On this first day of January (1942) I will tell you what, in even an indifferent vegetable plot, gives pleasure. There is a splash of bright green like a rug thrown onto the brown earth lying next to rows of grey flags, just common or garden parsley and leeks. There’s a breadth of what might be grey-green tropical fern, but is, in fact, chou de Russie. (Russian kale) There’s grandeur and colour in rows of red cabbage and the purple decorative kale.

From Constance Spry, Come into the Garden, Cook, London, Dent, 1942, p11.

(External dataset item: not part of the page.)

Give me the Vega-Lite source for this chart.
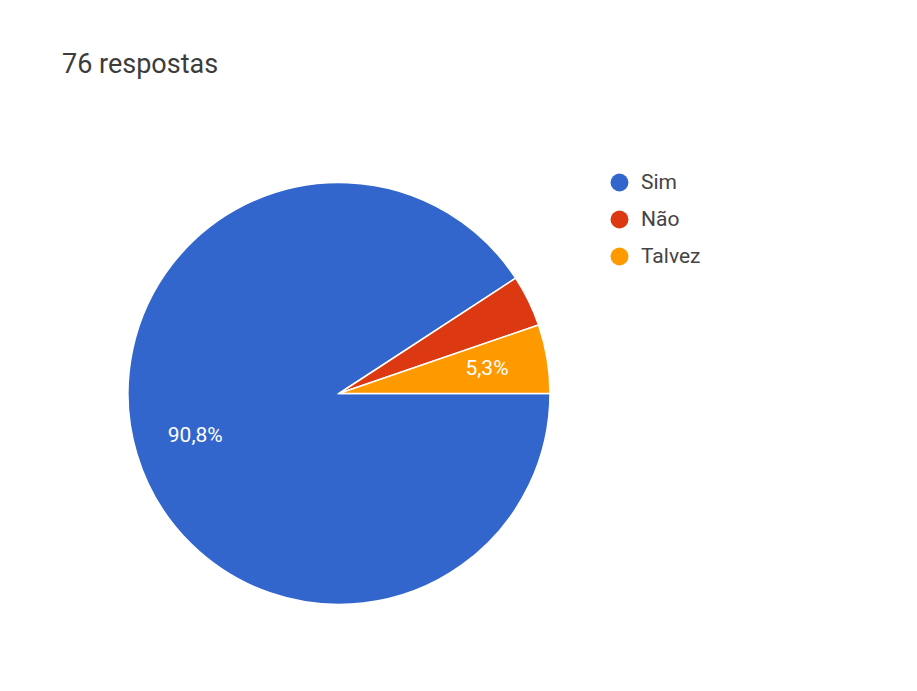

Photograph by Marc Ryckaert

Green grows the lettuce, oh!

I walk this way a couple of times a week. Stour Street runs parallel to the river. Its old houses have post-war buildings in between them where bombs and at least one fire removed others. The street is narrow here; the 19th Century house has a strip of flagstones and a low wall but no front garden – except for this 25 cm square with its specimen of a lettuce. It brightened up a grey day!

Not from the supermarket

You can’t make cole slaw without cabbage, so to the local supermarket or the local farmers’ market at the Goods Shed? Almost equidistant, and on this occasion I had to pass the shed first, and before it got too busy with out-of-towners.

This cabbage’s stalk had not dried out, it was not wrapped to death in plastic, and had most of its rosette of outer leaves. Beautiful. Worth buying, worth a snap, and worth sharing.

Dessert apple and grated ginger lift the cole slaw, but the best start is a good cabbage!